ACL 2025 sarà anche un gigantesco mercato del talento. Big Tech come Google, Apple, Meta e Microsoft invieranno delegazioni di ingegneri e recruiter a caccia di ricercatori. Lì si deciderà quali startup verranno acquisite, quali università attireranno i prossimi finanziamenti miliardari. Ed è qui che Navigli potrebbe giocare il ruolo più strategico. Perché essere Chair significa non solo gestire l’agenda scientifica, ma anche costruire relazioni. Portare a casa partnership, finanziamenti, riconoscimento internazionale. E se c’è una cosa che l’Italia ha sempre sottovalutato è proprio il peso delle relazioni nei contesti di frontiera tecnologica.
C’è chi obietterà che l’AI è già dominata dai soliti noti, che un singolo evento non cambia gli equilibri globali. Ma è un’obiezione miope. I grandi cambiamenti partono da nodi apparentemente secondari. Dieci anni fa nessuno avrebbe scommesso che una startup canadese come Element AI potesse influenzare lo sviluppo globale dei modelli predittivi, e invece è stata acquisita da ServiceNow proprio perché era riuscita a inserirsi in questi circuiti. Oggi Minerva gioca la stessa partita: non vuole sostituirsi a GPT, vuole ritagliarsi una nicchia strategica.
Alla fine, la domanda vera è un’altra: il Sistema Paese saprà sfruttare questa opportunità o la lascerà evaporare come al solito? Navigli può aprire porte, ma serve un ecosistema che sappia passarci attraverso. Servono fondi, serve coraggio imprenditoriale, servono governi capaci di comprendere che i Large Language Model non sono gadget tecnologici, ma strumenti di potere economico e culturale. Perché chi controllerà il linguaggio controllerà anche i mercati, le conversazioni pubbliche e, indirettamente, la politica.
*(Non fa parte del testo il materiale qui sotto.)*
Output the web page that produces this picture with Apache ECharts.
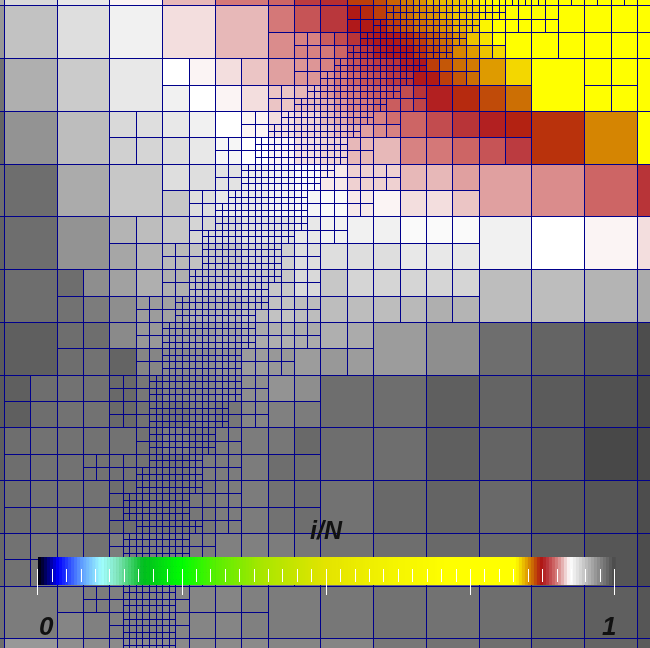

Roberto Navigli, con la sua aria da professore che sembra divertirsi più nei laboratori che nelle conferenze stampa è l’antitesi perfetta di quel provincialismo compiaciuto che ci ha condannato a decenni di irrilevanza tecnologica. È irritante per chi è abituato a dire “non possiamo competere”, è scomodo per chi si nasconde dietro l’alibi del “ci mancano i capitali”. Ma forse è proprio questa la sua forza: dimostrare che, a volte, basta un cervello brillante e un po’ di sfacciataggine per far tremare i giganti.